The pound dropped against its major counterparts in early European deals on the news, which was in line with expectations. The 3.1% logged in November was the fastest since early 2012. The Bank of England’s target rate of inflation is 2%.
Core inflation, which excludes energy, food, alcoholic beverages and tobacco, slowed to 2.5% in December from 2.7% in November.
The ONS said the downward effect came mainly from air fares, along with a fall in the prices of a range of recreational goods, particularly games and toys.
The downward contributions were partially offset by an increase in tobacco prices, reflecting duty increases that came into effect following the Autumn Budget, along with an increase in petrol and diesel prices.
Ian Kernohan, economist at Royal London Asset Management, expects this fall to be the beginning of a trend, with inflation declining to the Bank of England target over the next year.

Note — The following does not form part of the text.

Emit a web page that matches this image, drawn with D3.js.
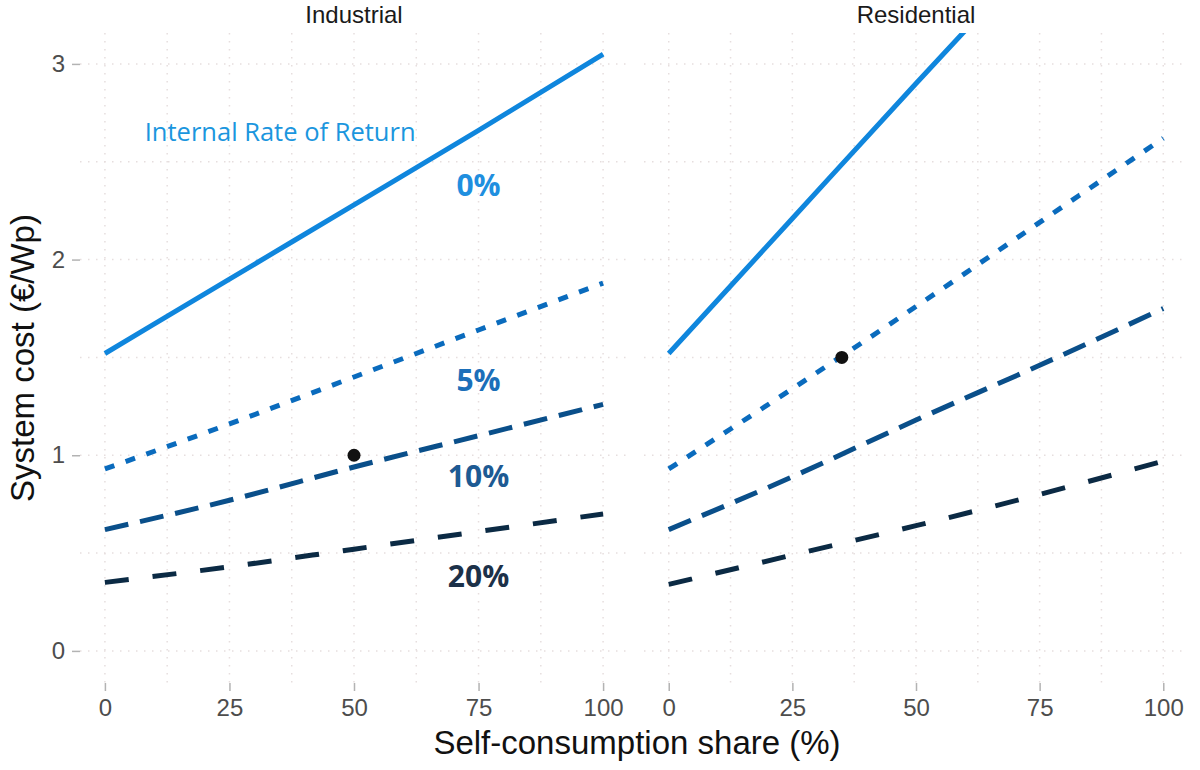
<!DOCTYPE html>
<html>
<head>
<meta charset="utf-8">
<script src="https://cdn.jsdelivr.net/npm/d3@7"></script>
<style>
 body { margin: 0; background: #fff; }
 .tick text { font-family: "Liberation Sans", Arial, sans-serif; fill: #4d4d4d; }
 .tick line { stroke: #b3b3b3; stroke-width: 1.5; }
 .grid line { stroke: #e6dede; stroke-width: 1.5; stroke-dasharray: 1.5, 6.5; }
</style>
</head>
<body>
<svg width="1200" height="770"></svg>
<script>
// self-consumption share (%) at which costs were read
const shares = [0, 25, 50, 75, 100];
const xTicks = [0, 25, 50, 75, 100];
const yTicks = [0, 1, 2, 3];
const facets = ["Industrial", "Residential"];
const irrLabels = ["0%", "5%", "10%", "20%"];

// system cost (€/Wp) per internal rate of return
const industrialIrr0 = [1.52, 1.90, 2.28, 2.66, 3.05];
const industrialIrr5 = [0.93, 1.16, 1.40, 1.64, 1.88];
const industrialIrr10 = [0.62, 0.77, 0.94, 1.10, 1.26];
const industrialIrr20 = [0.35, 0.43, 0.52, 0.61, 0.70];

const residentialIrr0 = [1.52, 2.21, 2.90, 3.58, 4.27];
const residentialIrr5 = [0.93, 1.34, 1.76, 2.19, 2.62];
const residentialIrr10 = [0.62, 0.89, 1.18, 1.46, 1.75];
const residentialIrr20 = [0.34, 0.49, 0.64, 0.80, 0.97];

// highlighted points (share, cost)
const markerShare = [50, 35];
const markerCost = [1.0, 1.5];

const seriesByFacet = [
 [industrialIrr0, industrialIrr5, industrialIrr10, industrialIrr20],
 [residentialIrr0, residentialIrr5, residentialIrr10, residentialIrr20]
];

const lineColors = ["#0f86dd", "#0a6bbd", "#0a4f8a", "#0b2a44"];
const labelColors = ["#1f8fdf", "#1b6fb9", "#1d5a93", "#1c3149"];
const dashes = [null, "10,12", "24,12", "24,24"];

const svg = d3.select("svg");

const plotTop = 33;
const plotBottom = 683;
const panels = [
 { left: 80, right: 628 },
 { left: 644, right: 1188 }
];

const y = d3
 .scaleLinear()
 .domain([-0.164, 3.158])
 .range([plotBottom, plotTop]);

panels.forEach((p, i) => {
 const x = d3
  .scaleLinear()
  .domain([-5, 105])
  .range([p.left, p.right]);

 const g = svg.append("g");

 g.append("clipPath")
  .attr("id", "clip" + i)
  .append("rect")
  .attr("x", p.left)
  .attr("y", plotTop)
  .attr("width", p.right - p.left)
  .attr("height", plotBottom - plotTop);

 // dotted grid, major and minor
 const grid = g.append("g").attr("class", "grid");
 const xGrid = d3.range(0, 101, 12.5);
 const yGrid = d3.range(0, 3.01, 0.5);
 grid
  .selectAll(".vx")
  .data(xGrid)
  .enter()
  .append("line")
  .attr("x1", d => x(d))
  .attr("x2", d => x(d))
  .attr("y1", plotTop)
  .attr("y2", plotBottom);
 grid
  .selectAll(".hy")
  .data(yGrid)
  .enter()
  .append("line")
  .attr("x1", p.left)
  .attr("x2", p.right)
  .attr("y1", d => y(d))
  .attr("y2", d => y(d));

 // facet title
 g.append("text")
  .attr("x", (p.left + p.right) / 2)
  .attr("y", 23)
  .attr("text-anchor", "middle")
  .style("font-family", "Liberation Sans, Arial, sans-serif")
  .style("font-size", "24px")
  .style("fill", "#1a1a1a")
  .text(facets[i]);

 const line = d3
  .line()
  .curve(d3.curveMonotoneX)
  .x((d, j) => x(shares[j]))
  .y(d => y(d));

 const lines = g.append("g").attr("clip-path", `url(#clip${i})`);
 seriesByFacet[i].forEach((vals, k) => {
  lines
   .append("path")
   .datum(vals)
   .attr("d", line)
   .attr("fill", "none")
   .attr("stroke", lineColors[k])
   .attr("stroke-width", 5)
   .attr("stroke-dasharray", dashes[k]);
 });

 g.append("circle")
  .attr("cx", x(markerShare[i]))
  .attr("cy", y(markerCost[i]))
  .attr("r", 6.5)
  .attr("fill", "#111");

 const xAxis = g
  .append("g")
  .attr("transform", `translate(0,${plotBottom})`)
  .call(
   d3
    .axisBottom(x)
    .tickValues(xTicks)
    .tickSize(8)
    .tickPadding(8)
  );
 xAxis.select(".domain").remove();
 xAxis.selectAll("text").style("font-size", "24px");

 if (i === 0) {
  const yAxis = g
   .append("g")
   .attr("transform", `translate(${p.left},0)`)
   .call(
    d3
     .axisLeft(y)
     .tickValues(yTicks)
     .tickFormat(d3.format("d"))
     .tickSize(8)
     .tickPadding(7)
   );
  yAxis.select(".domain").remove();
  yAxis.selectAll("text").style("font-size", "24px");

  // IRR annotations
  g.append("text")
   .attr("x", x(8))
   .attr("y", y(2.65))
   .attr("dy", "0.35em")
   .style("font-family", "Open Sans, sans-serif")
   .style("font-size", "25.5px")
   .style("fill", "#1b96de")
   .text("Internal Rate of Return");

  const labelY = [2.38, 1.38, 0.89, 0.38];
  irrLabels.forEach((t, k) => {
   g.append("text")
    .attr("x", x(75))
    .attr("y", y(labelY[k]))
    .attr("dy", "0.35em")
    .attr("text-anchor", "middle")
    .style("font-family", "Open Sans, sans-serif")
    .style("font-weight", "bold")
    .style("font-size", "30px")
    .style("fill", labelColors[k])
    .text(t);
  });
 }
});

// axis titles
svg
 .append("text")
 .attr("x", 637)
 .attr("y", 754)
 .attr("text-anchor", "middle")
 .style("font-family", "Liberation Sans, Arial, sans-serif")
 .style("font-size", "33px")
 .style("fill", "#111")
 .text("Self-consumption share (%)");

svg
 .append("text")
 .attr("transform", `translate(34,${(plotTop + plotBottom) / 2}) rotate(-90)`)
 .attr("text-anchor", "middle")
 .style("font-family", "Liberation Sans, Arial, sans-serif")
 .style("font-size", "33px")
 .style("fill", "#111")
 .text("System cost (€/Wp)");
</script>
</body>
</html>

“Last month saw CPI inflation fall slightly to 3%. Much of the recent rise in inflation was driven by sterling's devaluation during 2016,” he says.
“However, this factor will begin to fade and inflation should fall back towards the 2% target over the coming year, with Producer Prices figures already showing input price inflation falling sharply.”
David Page, senior economist at AXA Investment Managers, agrees that inflation will continue to fall, but expects the decline to be more gradual, closing the year at 2.25%.
“We forecast a gradual deceleration in CPI inflation with rising energy prices likely to deter a faster drop. We forecast, CPI inflation to average 2.9% in the first three months of the year, and we expect inflation to head lower in the second quarter, but remain above 2.5% until June,” he says.
This will mean that the Monetary Policy Committee will remain cautious over the above-target inflation, and Page believes the tightness of the labour market and any acceleration in wage growth will determine changes to interest rates.
Page predicts the Bank will next raise rates in August.
But the fall in CPI is not the only inflation data out today. BlackRock bond fund manager Ben Edwards, says it is worth looking a little deeper at the data.
“As we expected, recent stability in the pound allowed core inflation to peak last month and the 2.5% December figure will likely give the Bank of England cover to resume its ‘wait and see’ strategy. Brexit negotiations will resume prominence as the driver of UK monetary policy,” he says.
“While easing CPI measures should be seen as good news, for the embattled UK consumer the wait continues. RPI breached 4% for the first time in five years offering little respite as wage growth remains subdued. Whenever the Bank next hikes rates, it seems unlikely to be driven by a resurgent household sector.”